- DESCRIPTION OF THE TASK:
Copy all the entries below exactly, but not the pictures.

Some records
==================================================

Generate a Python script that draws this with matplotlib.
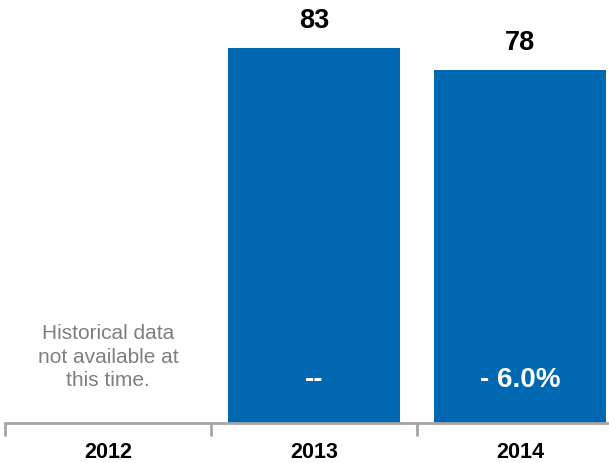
import matplotlib
matplotlib.use("Agg")
import matplotlib.pyplot as plt

# yearly index values; 2012 has no data
years = ["2012", "2013", "2014"]
values = [None, 83, 78]
changes = [None, "--", "- 6.0%"]
no_data_note = "Historical data\nnot available at\nthis time."

BLUE = "#0067B1"
GREY = "#A6A6A6"

plt.rcParams["font.family"] = ["Liberation Sans", "DejaVu Sans"]

fig = plt.figure(figsize=(6.09, 4.63), dpi=100)
ax = fig.add_axes([0.008, 0.0864, 0.992, 0.9136])

x = list(range(len(years)))
for i, v in zip(x, values):
    if v is None:
        continue
    ax.bar(i, v, width=0.835, color=BLUE, zorder=2)
    ax.annotate(f"{v}", (i, v), xytext=(0, 14.5), textcoords="offset points",
                ha="center", va="baseline", fontsize=19.5, fontweight="bold",
                color="black")

for i, c in zip(x, changes):
    if c is None:
        continue
    ax.text(i, 8.0, c, ha="center", va="baseline", fontsize=20,
            fontweight="bold", color="white", zorder=3)

ax.text(0, 14.6, no_data_note, ha="center", va="center", fontsize=15,
        color="#7F7F7F", linespacing=1.28)

ax.set_xlim(-0.5, 2.432)
ax.set_ylim(0, 93.6)

for side in ("top", "right", "left"):
    ax.spines[side].set_visible(False)
ax.spines["bottom"].set_color(GREY)
ax.spines["bottom"].set_linewidth(2)
ax.set_yticks([])

# category boundaries carry the tick marks, labels sit at the centres
ax.set_xticks([-0.5, 0.5, 1.5])
ax.set_xticklabels([])
ax.tick_params(axis="x", which="major", length=9, width=2, color=GREY)
ax.set_xticks(x, minor=True)
ax.set_xticklabels(years, minor=True, fontsize=15.5, fontweight="bold")
ax.tick_params(axis="x", which="minor", length=0, pad=14)

fig.savefig("out.png", dpi=100)
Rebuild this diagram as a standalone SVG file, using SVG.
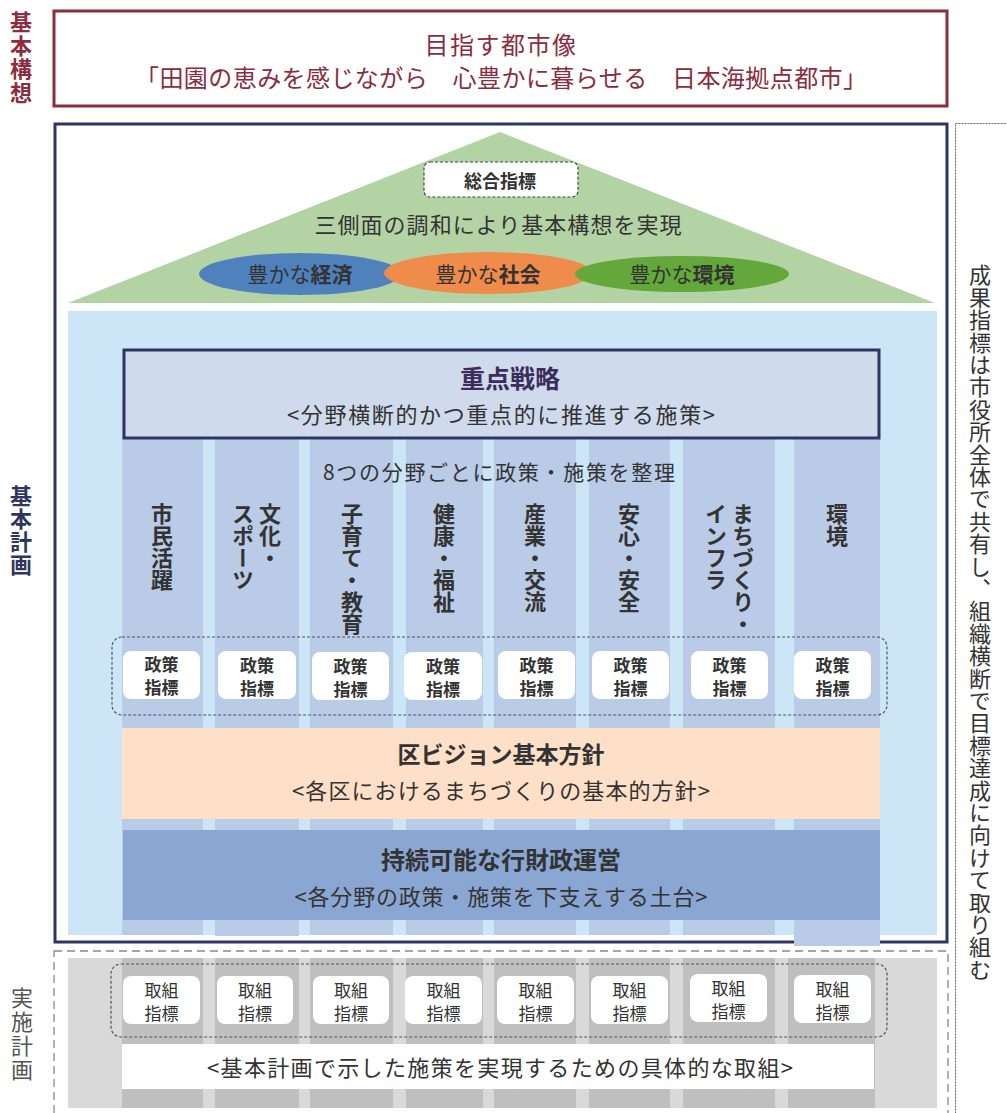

==================================================

- THE REPLY:
Generate a Python script that draws this with matplotlib.
import matplotlib
matplotlib.use("Agg")
import matplotlib.pyplot as plt

# yearly index values; 2012 has no data
years = ["2012", "2013", "2014"]
values = [None, 83, 78]
changes = [None, "--", "- 6.0%"]
no_data_note = "Historical data\nnot available at\nthis time."

BLUE = "#0067B1"
GREY = "#A6A6A6"

plt.rcParams["font.family"] = ["Liberation Sans", "DejaVu Sans"]

fig = plt.figure(figsize=(6.09, 4.63), dpi=100)
ax = fig.add_axes([0.008, 0.0864, 0.992, 0.9136])

x = list(range(len(years)))
for i, v in zip(x, values):
    if v is None:
        continue
    ax.bar(i, v, width=0.835, color=BLUE, zorder=2)
    ax.annotate(f"{v}", (i, v), xytext=(0, 14.5), textcoords="offset points",
                ha="center", va="baseline", fontsize=19.5, fontweight="bold",
                color="black")

for i, c in zip(x, changes):
    if c is None:
        continue
    ax.text(i, 8.0, c, ha="center", va="baseline", fontsize=20,
            fontweight="bold", color="white", zorder=3)

ax.text(0, 14.6, no_data_note, ha="center", va="center", fontsize=15,
        color="#7F7F7F", linespacing=1.28)

ax.set_xlim(-0.5, 2.432)
ax.set_ylim(0, 93.6)

for side in ("top", "right", "left"):
    ax.spines[side].set_visible(False)
ax.spines["bottom"].set_color(GREY)
ax.spines["bottom"].set_linewidth(2)
ax.set_yticks([])

# category boundaries carry the tick marks, labels sit at the centres
ax.set_xticks([-0.5, 0.5, 1.5])
ax.set_xticklabels([])
ax.tick_params(axis="x", which="major", length=9, width=2, color=GREY)
ax.set_xticks(x, minor=True)
ax.set_xticklabels(years, minor=True, fontsize=15.5, fontweight="bold")
ax.tick_params(axis="x", which="minor", length=0, pad=14)

fig.savefig("out.png", dpi=100)
Rebuild this diagram as a standalone SVG file, using SVG.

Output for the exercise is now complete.